Bowditch, one of 93 players set to compete in the Deutsche Bank Championship, which starts Friday at TPC Boston, was the exception. Every other PGA Tour player we spoke with — close to 100 were interviewed, many of whom are playing here this week, some not — either had a ready list when they were asked for the top courses on their bucket list, or said they’ve already played every course that interests them.

Anyone who plays golf, from the elite tour pro to the 30-handicap amateur, likely has a collection of courses they’ve yet to visit and cross off. So we wondered: Where do players who spend so much of their time at courses around the world go to play golf for fun, and which bucket-list courses have they yet to play? Depends who you ask.

Those who have never played in the Masters often said Augusta National, and those who have never played in an Open Championship at the Old Course frequently included St. Andrews. Not surprisingly, private clubs that don’t host PGA Tour events were named the most, led by Pine Valley, Cypress Point, Seminole, San Francisco Golf Club, and the exclusive designs on Long Island: National, Shinnecock Hills, Maidstone, Friar’s Head, Sebonack. Two players — Matt Kuchar and J.J. Henry — said The Country Club in Brookline.

“I’d love to do all of Long Island properly, and play them all as the members play them,” said Geoff Ogilvy (his list: National, Crystal Downs, Pasatiempo). “We see these courses in such ridiculous setups.”

Playing a golf course that doesn’t host a professional event means playing golf away from the tour, though, and a common refrain from players was that those rounds are limited, or nonexistent. If they’re not playing in a tournament, they’re not playing golf. The thought of getting on a plane and taking a golf trip, for some, is a turnoff.

“I do 35 golf trips a year,” said Daniel Summerhays (Augusta National, Pine Valley, Bandon Dunes). “My vacation is sitting on my couch at home or playing games with my kids at home.”

Said Jonathan Byrd (Pine Valley, San Francisco Golf Club, Royal Dornoch): “I don’t play any leisure golf. If I told my wife I was going to take a week and play some courses I’ve never been to before, she’d slap me silly.”

Others relish the opportunity to play stress-free recreational golf, far removed from the tournament grind, especially with friends or relatives.

“Once a year we have a boys’ trip, but it’s more focused on beer than golf,” said Justin Rose (San Francisco Golf Club, Cypress Point, Los Angeles Country Club).

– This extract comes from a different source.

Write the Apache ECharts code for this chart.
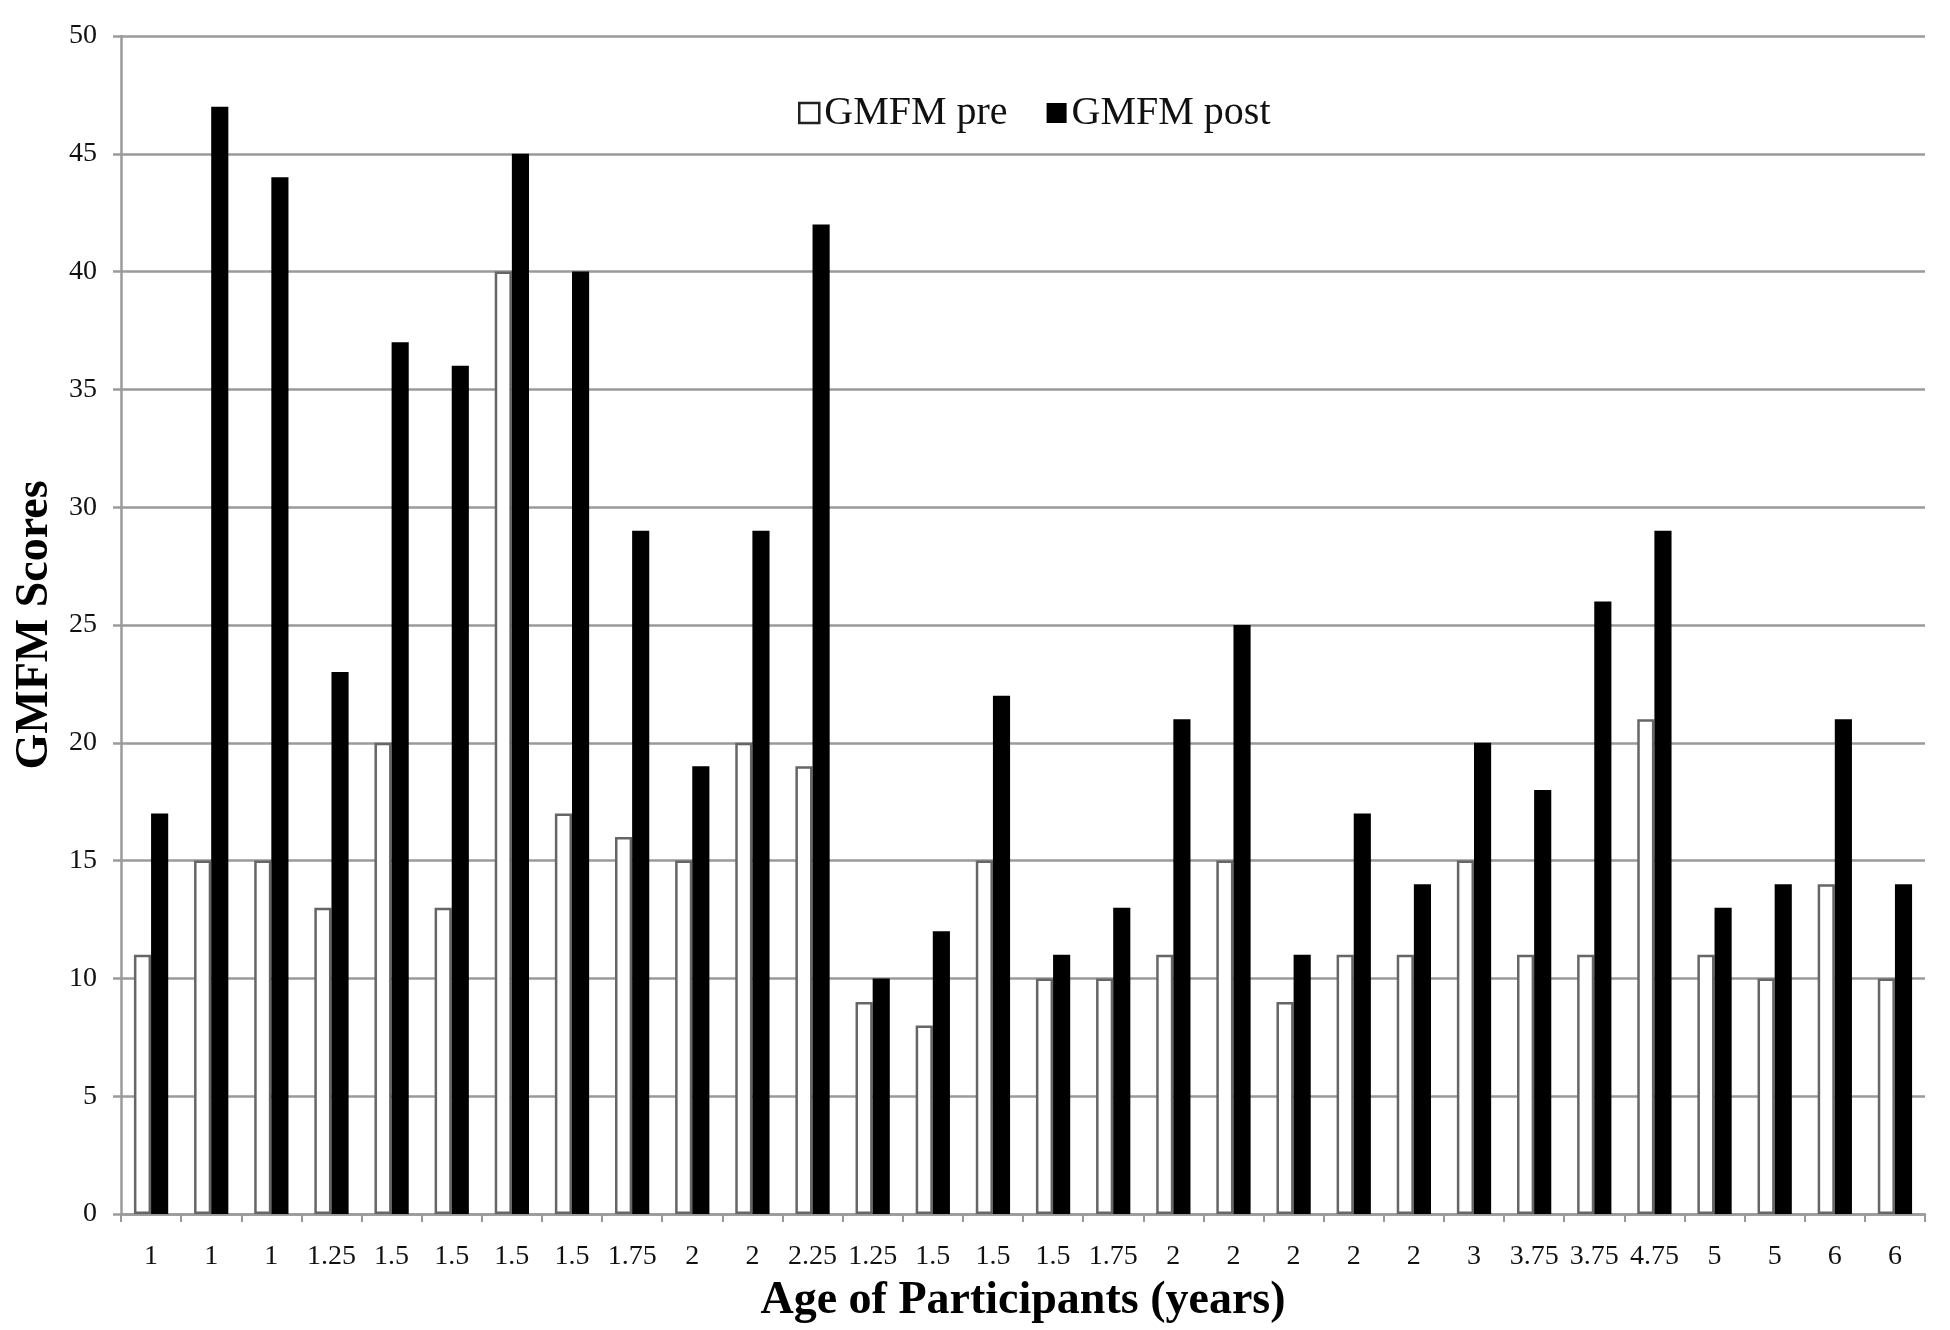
<!DOCTYPE html>
<html>
<head>
<meta charset="utf-8">
<script src="https://cdn.jsdelivr.net/npm/echarts@6/dist/echarts.min.js"></script>
<style>
  html, body { margin: 0; padding: 0; background: #fff; }
  #chart { width: 1950px; height: 1330px; }
</style>
</head>
<body>
<div id="chart"></div>
<script>
// ages of participants (x axis categories)
const ages = ['1', '1', '1', '1.25', '1.5', '1.5', '1.5', '1.5', '1.75', '2', '2', '2.25',
  '1.25', '1.5', '1.5', '1.5', '1.75', '2', '2', '2', '2', '2', '3', '3.75', '3.75', '4.75',
  '5', '5', '6', '6']
const gmfmPre = [11, 15, 15, 13, 20, 13, 40, 17, 16, 15, 20, 19,
  9, 8, 15, 10, 10, 11, 15, 9, 11, 11, 15, 11, 11, 21,
  11, 10, 14, 10]
const gmfmPost = [17, 47, 44, 23, 37, 36, 45, 40, 29, 19, 29, 42,
  10, 12, 22, 11, 13, 21, 25, 11, 17, 14, 20, 18, 26, 29,
  13, 14, 21, 14]
const yTicks = [0, 50, 5] // min, max, interval

const font = 'Liberation Serif, Times New Roman, serif'
const gray = '#9a9a9a'

const chart = echarts.init(document.getElementById('chart'))

const option = {
  animation: false,
  backgroundColor: '#fff',
  textStyle: { fontFamily: font },
  legend: {
    left: 793,
    top: 88,
    itemWidth: 20,
    itemHeight: 20,
    itemGap: 39,
    textStyle: { fontFamily: font, fontSize: 40, color: '#111' },
    data: [
      { name: 'GMFM pre', icon: 'rect', itemStyle: { color: '#fff', borderColor: '#222', borderWidth: 2.5 } },
      { name: 'GMFM post', icon: 'rect', itemStyle: { color: '#000', borderWidth: 0 } }
    ]
  },
  grid: {
    left: 121,
    right: 25,
    top: 36,
    bottom: 116,
    containLabel: false,
    outerBoundsMode: 'none'
  },
  xAxis: {
    type: 'category',
    data: ages,
    name: 'Age of Participants (years)',
    nameLocation: 'middle',
    nameGap: 64,
    nameTextStyle: { fontFamily: font, fontSize: 46, fontWeight: 'bold', color: '#000' },
    axisLine: { lineStyle: { color: gray, width: 2.5 } },
    axisTick: { show: true, length: 8, lineStyle: { color: gray, width: 2 } },
    axisLabel: { interval: 0, margin: 29, fontFamily: font, fontSize: 28, color: '#111' },
    splitLine: { show: false }
  },
  yAxis: {
    type: 'value',
    min: yTicks[0],
    max: yTicks[1],
    interval: yTicks[2],
    name: 'GMFM Scores',
    nameLocation: 'middle',
    nameGap: 62,
    nameTextStyle: { fontFamily: font, fontSize: 46, fontWeight: 'bold', color: '#000' },
    axisLine: { show: true, lineStyle: { color: gray, width: 2.5 } },
    axisTick: { show: true, length: 8, lineStyle: { color: gray, width: 2.5 } },
    axisLabel: { margin: 24, fontFamily: font, fontSize: 28, color: '#111' },
    splitLine: { show: true, lineStyle: { color: gray, width: 2.5 } }
  },
  series: [
    {
      name: 'GMFM pre',
      type: 'bar',
      data: gmfmPre,
      barGap: '0%',
      barCategoryGap: '43%',
      itemStyle: { color: '#fff', borderColor: '#666', borderWidth: 2.5 }
    },
    {
      name: 'GMFM post',
      type: 'bar',
      data: gmfmPost,
      itemStyle: { color: '#000' }
    }
  ]
}

chart.setOption(option)
</script>
</body>
</html>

If they’d like to scratch off any courses on their bucket lists, tour pros have three things working in their favor: the means, the downtime, and the connections.

“I played at Shinnecock last summer because I was out there, and that was enjoyable,” said Adam Scott (Sand Hills, Royal Portrush, Bandon Dunes). “I like to go with my mom and dad if I can. It’s hard every year, but two years ago we took a golf trip to Tasmania and played Barnbougle and Lost Farm. If I can do it with them that’s good, because I don’t get to spend much time and they’re both golfers, so it’s fun for them. I like some social golf. It used to all be too serious. It’s just fun to play.”

Not for everyone. Bubba Watson, Boo Weekley, John Daly, Ryan Moore, Jeff Overton, Charl Schwartzel, and Phil Mickelson were among those who declined to provide even a single course they’ve never been to but still have an interest in playing.

“I’ve played them all. All the ones I’ve wanted to, anyway,” Mickelson said.

Added Schwartzel: “I’ve got no desire to play that kind of golf. I think it’s because we do it for a living.”

When it comes to bucket lists, Zach Johnson (Royal Melbourne, San Francisco Golf Club, Chicago Golf Club) has a much different approach.

“My bucket list would be like going to Wimbledon, going to the French Open, going to the World Cup, other sporting events that have nothing to do with golf,” Johnson said. “If I had a normal job, I’d probably say otherwise.”